3/19/10 Michael Moore website dialog

Collectives are nothing but another form of corporation. So, maybe we
need to agree upon terms. I don't use the term collective or
cooperative because I believe they more often than not come from a
tradition of consensus decision making. This is limiting concept and
does not lead to economies of scale and division of labor, which is why
I believe that they have never become more that a small percentage of
the overall economic output despite their clear social advantages.

The problem with consensus decision making, with everyone making every
decision, is that it quickly runs up against the Movie Picking Paradox.
That is to say one person can easily pick what movie to go to, two
people have a simple negotiation, three people is actually 300% more
difficult (not 33% like you would assume), so by the time you get to 10
people deciding on a movie it is approaching the impossible. What
usually happens in that case is that one person gets fed up and says "I
am going to X movie and Y time, who ever wants to join me can".

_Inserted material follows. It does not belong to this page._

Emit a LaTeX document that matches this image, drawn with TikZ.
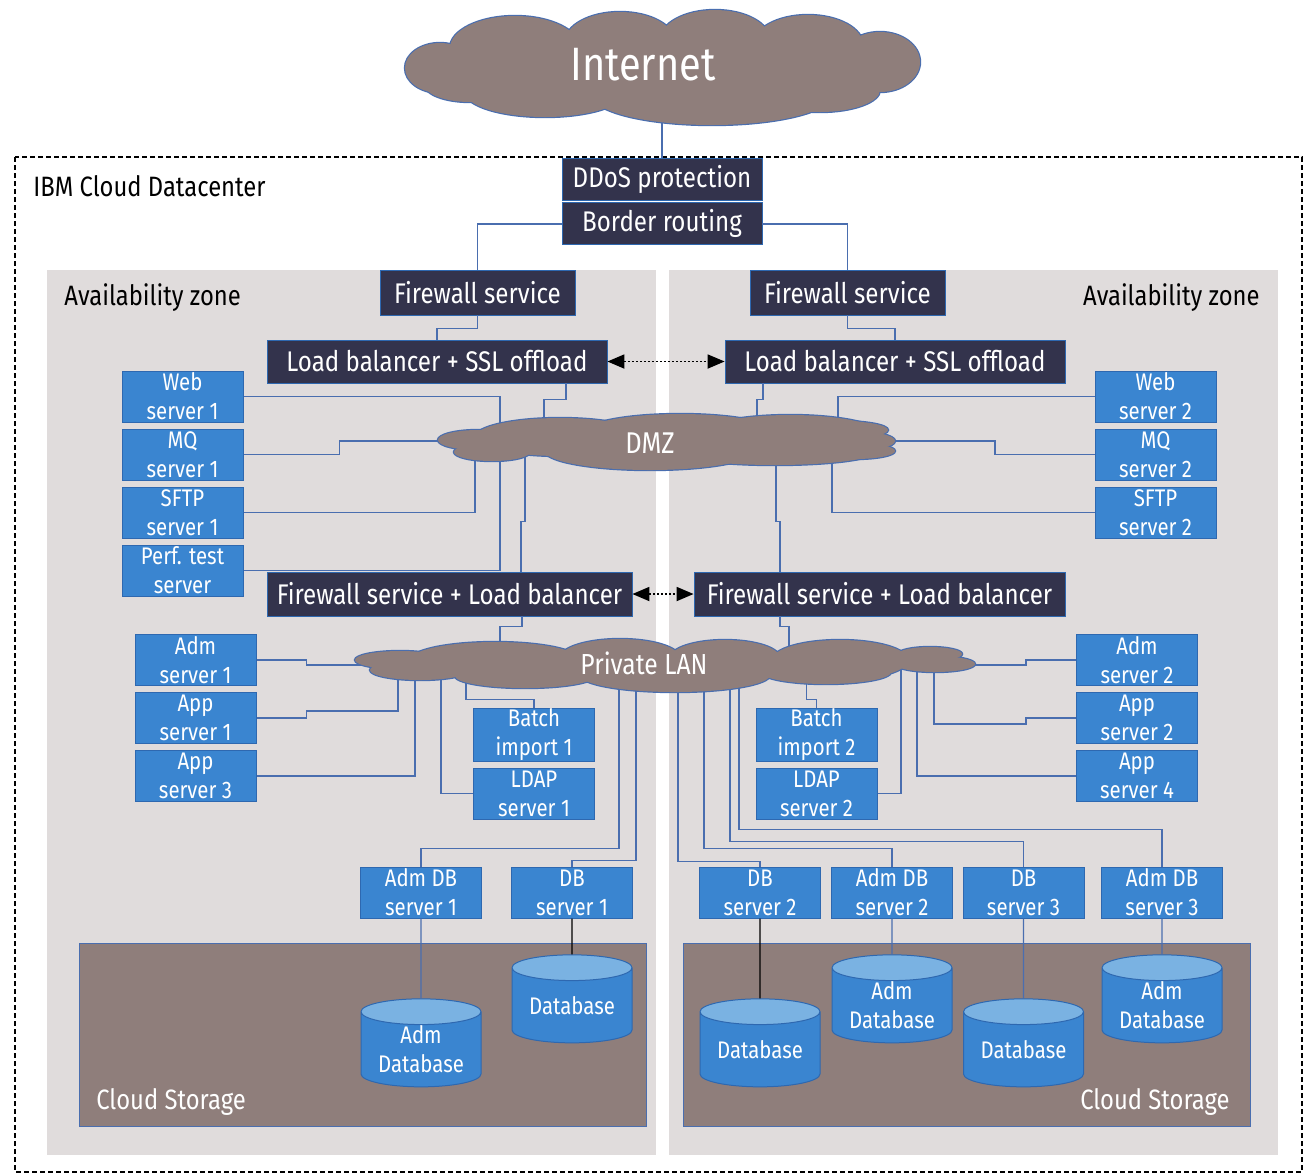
\documentclass[tikz,border=0pt]{standalone}
\usepackage{fontspec}
\setmainfont[FakeStretch=0.85]{Fira Sans}
\usepackage{xcolor}
\usepackage{tikz}
\usetikzlibrary{positioning, arrows.meta, shapes.geometric}

\definecolor{navybox}{RGB}{51,51,76}
\definecolor{srvblue}{RGB}{58,133,208}
\definecolor{srvedge}{RGB}{46,104,176}
\definecolor{wireblue}{RGB}{74,110,175}
\definecolor{zonegray}{RGB}{224,220,220}
\definecolor{cloudbrown}{RGB}{143,126,123}
\definecolor{dbtop}{RGB}{122,178,226}

% cloud puffs: centre x / centre y / x radius / y radius (px)
\newcommand\inetpuffs{440/68/35/25, 515/48/65/32, 620/42/55/30, 715/40/55/30, 808/45/55/30, 880/62/40/30, 820/90/60/22, 712/95/120/30, 545/92/80/25, 470/85/45/17, 660/65/200/35}
\newcommand\dmzpuffs{478/440/40/10, 492/452/38/9, 560/437/85/19, 650/451/105/19, 680/432/95/18, 790/434/90/19, 775/452/100/13, 852/441/43/10, 840/430/48/9, 855/451/40/8}
\newcommand\lanpuffs{400/660/45/9, 420/670/50/10, 495/660/85/18, 525/676/70/12, 620/658/60/19, 675/675/95/17, 725/658/55/18, 840/660/68/20, 826/672/65/12, 930/654/32/7, 935/664/40/8}

\begin{document}
\begin{tikzpicture}[x=0.5pt, y=-0.5pt, >={Triangle[length=8.5pt,width=7pt]},
    every node/.style={align=center, text=white, inner sep=0pt},
    darkbox/.style={rectangle, draw=srvedge, line width=0.4pt, fill=navybox, font=\fontsize{14.2}{16}\selectfont},
    srv/.style={rectangle, draw=srvedge, line width=0.5pt, fill=srvblue, minimum width=60.5pt, minimum height=25.5pt, font=\fontsize{12}{14.5}\selectfont},
    dbcyl/.style={cylinder, shape border rotate=90, aspect=0.3, draw=srvedge, line width=0.5pt, cylinder uses custom fill, cylinder body fill=srvblue, cylinder end fill=dbtop, minimum width=60pt, minimum height=44pt, font=\fontsize{12}{14.5}\selectfont},
    puffedge/.style={draw=wireblue, fill=cloudbrown, line width=1.2pt},
    puffbody/.style={fill=cloudbrown},
    link/.style={draw=wireblue, line width=0.7pt},
    mirror/.style={dash pattern=on 1pt off 1pt, line width=0.9pt, <->},
    tag/.style={text=black, font=\fontsize{14}{16}\selectfont}]
    \useasboundingbox (0,0) rectangle (1304,1174);
    % zones
    \draw[dash pattern=on 2.5pt off 1.5pt, line width=0.6pt] (15,157) rectangle (1302,1172);
    \fill[zonegray] (47,270) rectangle (656,1155);
    \fill[zonegray] (669,270) rectangle (1278,1155);
    \filldraw[fill=cloudbrown, draw=wireblue, line width=0.5pt] (79,943) rectangle (646,1126);
    \filldraw[fill=cloudbrown, draw=wireblue, line width=0.5pt] (683,943) rectangle (1250,1126);
    \node[tag, anchor=west] (dclabel) at (33,186) {IBM Cloud Datacenter};
    \node[tag, anchor=west] (zone1) at (64,298) {Availability zone};
    \node[tag, anchor=east] (zone2) at (1260,298) {Availability zone};
    \node[anchor=west, font=\fontsize{14}{16}\selectfont] (store1) at (96,1102) {Cloud Storage};
    \node[anchor=east, font=\fontsize{14}{16}\selectfont] (store2) at (1230,1102) {Cloud Storage};

    % edge services
    \coordinate (inetc) at (662,70);
    \coordinate (dmzc) at (666,441);
    \coordinate (lanc) at (665,665);
    \node[darkbox, minimum width=100pt, minimum height=21pt] (ddos) at (662,179) {DDoS protection};
    \node[darkbox, minimum width=100pt, minimum height=21pt, below=1pt of ddos] (border) {Border routing};
    \node[darkbox, minimum width=97.5pt, minimum height=22.5pt] (fw1) at (477.5,292.5) {Firewall service};
    \node[darkbox, minimum width=97.5pt, minimum height=22.5pt] (fw2) at (847.5,292.5) {Firewall service};
    \node[darkbox, minimum width=170pt, minimum height=21.5pt] (lb1) at (437,361.5) {Load balancer + SSL offload};
    \node[darkbox, minimum width=170pt, minimum height=21.5pt] (lb2) at (895,361.5) {Load balancer + SSL offload};
    \node[darkbox, minimum width=182.5pt, minimum height=22pt] (fwlb1) at (449.5,594) {Firewall service + Load balancer};
    \node[darkbox, minimum width=185.5pt, minimum height=22pt] (fwlb2) at (879.5,594) {Firewall service + Load balancer};

    % DMZ servers
    \node[srv] (web1) at (182.5,396.5) {Web\\server 1};
    \node[srv, below=3pt of web1] (mq1) {MQ\\server 1};
    \node[srv, below=3pt of mq1] (sftp1) {SFTP\\server 1};
    \node[srv, below=3pt of sftp1] (perf) {Perf. test\\server};
    \node[srv] (web2) at (1155.5,396.5) {Web\\server 2};
    \node[srv, below=3pt of web2] (mq2) {MQ\\server 2};
    \node[srv, below=3pt of mq2] (sftp2) {SFTP\\server 2};

    % private LAN servers
    \node[srv] (adm1) at (195.5,660) {Adm\\server 1};
    \node[srv, below=3pt of adm1] (app1) {App\\server 1};
    \node[srv, below=3pt of app1] (app3) {App\\server 3};
    \node[srv] (batch1) at (534,735) {Batch\\import 1};
    \node[srv, below=3pt of batch1] (ldap1) {LDAP\\server 1};
    \node[srv] (adm2) at (1137,660) {Adm\\server 2};
    \node[srv, below=3pt of adm2] (app2) {App\\server 2};
    \node[srv, below=3pt of app2] (app4) {App\\server 4};
    \node[srv] (batch2) at (816.5,735) {Batch\\import 2};
    \node[srv, below=3pt of batch2] (ldap2) {LDAP\\server 2};
    \node[srv] (admdb1) at (421,892.5) {Adm DB\\server 1};
    \node[srv] (db1) at (572,892.5) {DB\\server 1};
    \node[srv] (db2) at (760,892.5) {DB\\server 2};
    \node[srv] (admdb2) at (892,892.5) {Adm DB\\server 2};
    \node[srv] (db3) at (1023.5,892.5) {DB\\server 3};
    \node[srv] (admdb3) at (1162,892.5) {Adm DB\\server 3};

    % storage
    \node[dbcyl] (admstore1) at (421,1049.5) {Adm\\Database};
    \node[dbcyl] (store1db) at (572,1005.5) {Database};
    \node[dbcyl] (store2db) at (760,1049.5) {Database};
    \node[dbcyl] (admstore2) at (892,1005.5) {Adm\\Database};
    \node[dbcyl] (store3db) at (1023.5,1049.5) {Database};
    \node[dbcyl] (admstore3) at (1162,1005.5) {Adm\\Database};

    % links
    \draw[link] (inetc) -- (ddos);
    \draw[link] (border.west) -| (fw1.north);
    \draw[link] (border.east) -| (fw2.north);
    \draw[link] (fw1.south) -- ++(0,13) -| (lb1.north);
    \draw[link] (fw2.south) -- ++(0,13) -| (lb2.north);
    \draw[mirror] (lb1) -- (lb2);
    \draw[mirror] (fwlb1) -- (fwlb2);

    \draw[link] (web1.east) -| (500,0 |- dmzc);
    \draw[link] (perf.east) -| (500,0 |- dmzc);
    \draw[link] (mq1.east) -- ++(96,0) |- (dmzc);
    \draw[link] (sftp1.east) -| (475,0 |- dmzc);
    \draw[link] (lb1.south -| 566,0) -- ++(0,16) -| (dmzc -| 544,0);
    \draw[link] (fwlb1.north -| 521,0) -- ++(0,-50) -| (dmzc -| 525,0);
    \draw[link] (web2.west) -| (838,0 |- dmzc);
    \draw[link] (mq2.west) -- ++(-99.5,0) |- (dmzc);
    \draw[link] (sftp2.west) -| (832,0 |- dmzc);
    \draw[link] (lb2.south -| 763,0) -- ++(0,16) -| (dmzc -| 757,0);
    \draw[link] (fwlb2.north -| 780,0) -- ++(0,-50) -| (dmzc -| 776,0);

    \draw[link] (fwlb1.south -| 522,0) -- ++(0,10) -| (lanc -| 500,0);
    \draw[link] (adm1.east) -- ++(50,0) |- (lanc);
    \draw[link] (app1.east) -- ++(50,0) -- ++(0,-7) -| (lanc -| 398,0);
    \draw[link] (app3.east) -| (lanc -| 415,0);
    \draw[link] (ldap1.west) -| (lanc -| 441,0);
    \draw[link] (batch1.north) -- ++(0,-9) -| (lanc -| 466,0);
    \draw[link] (admdb1.north) -- ++(0,-18) -| (lanc -| 619,0);
    \draw[link] (db1.north) -- ++(0,-6) -| (lanc -| 636,0);
    \draw[link] (fwlb2.south -| 780,0) -- ++(0,10) -| (lanc -| 789,0);
    \draw[link] (adm2.west) -- ++(-50,0) |- (lanc);
    \draw[link] (app2.west) -- ++(-50,0) -- ++(0,6) -| (lanc -| 934,0);
    \draw[link] (app4.west) -| (lanc -| 917,0);
    \draw[link] (ldap2.east) -| (lanc -| 901,0);
    \draw[link] (batch2.north) -- ++(0,-9) -| (lanc -| 806.5,0);
    \draw[link] (db2.north) -- ++(0,-5) -| (lanc -| 678,0);
    \draw[link] (admdb2.north) -- ++(0,-18) -| (lanc -| 704,0);
    \draw[link] (db3.north) -- ++(0,-25) -| (lanc -| 730,0);
    \draw[link] (admdb3.north) -- ++(0,-37) -| (lanc -| 739,0);

    \draw[link] (admdb1) -- (admstore1);
    \draw[line width=0.6pt] (db1) -- (store1db);
    \draw[line width=0.6pt] (db2) -- (store2db);
    \draw[link] (admdb2) -- (admstore2);
    \draw[link] (db3) -- (store3db);
    \draw[link] (admdb3) -- (admstore3);

    % networks (outline first, then the fill hides inner edges)
    \foreach \cx/\cy/\rx/\ry in \inetpuffs
      \draw[puffedge] (\cx,\cy) ellipse [x radius=\rx, y radius=\ry];
    \foreach \cx/\cy/\rx/\ry in \inetpuffs
      \fill[puffbody] (\cx,\cy) ellipse [x radius=\rx, y radius=\ry];
    \foreach \cx/\cy/\rx/\ry in \dmzpuffs
      \draw[puffedge] (\cx,\cy) ellipse [x radius=\rx, y radius=\ry];
    \foreach \cx/\cy/\rx/\ry in \dmzpuffs
      \fill[puffbody] (\cx,\cy) ellipse [x radius=\rx, y radius=\ry];
    \foreach \cx/\cy/\rx/\ry in \lanpuffs
      \draw[puffedge] (\cx,\cy) ellipse [x radius=\rx, y radius=\ry];
    \foreach \cx/\cy/\rx/\ry in \lanpuffs
      \fill[puffbody] (\cx,\cy) ellipse [x radius=\rx, y radius=\ry];
    \node[font=\fontsize{23.4}{26}\selectfont] (inet) at (643,65) {Internet};
    \node[font=\fontsize{15}{17}\selectfont] (dmz) at (650,443) {DMZ};
    \node[font=\fontsize{14.5}{17}\selectfont] (lan) at (644,663) {Private LAN};
\end{tikzpicture}
\end{document}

I prefer the concept of collaborative corporation because I think that
we need something that is capable of processing more complexity in
decision making and can take tactical action more easily when a general
consensus exists on goals and objectives. In a collaborative
corporation you initially start out with a pretty standard corporate
structure with the sole addition of elected CEO, an elected Board of
Directors that is more like a legislature, and a form of Judiciary (I
personally like the idea of a Grandmother's Council because I assume the
Executive and Legislative Branches will be weighted to the Masculine and
I think the nurturing, loving, Matriarchal is important regardless of
the actual gender of the Grandmothers).

But then, the Collaborative Corporation has the general Olstrum"design
parameter" of driving decision making to the finger tips of the
corporate body. We know that corporations that resist top down planning
are more in touch with their markets, customers, more efficient, and
just better places to work.

In the Collaborative Corporation the "leaders" really make very few
decisions (the CEO of Southwest Air was proud to say he made only two
decisions in the company -- who to hire and where to have the Christmas
Party). The role of CEO in this "leaderless" Collaborative Corporation
is to be the Catalyst, the Champion, the Visionary and to encourage
everyone to work together, and most importantly to give voice to the
unifying identity of the whole being greater than the sum of its parts.

I believe that a Collaborative Corporation can be this "third" way.
And, yes, this is not clearly spelled out in her work but I believe it
can be inferred from it.

Thank you for the intelligent and provocative dialectic.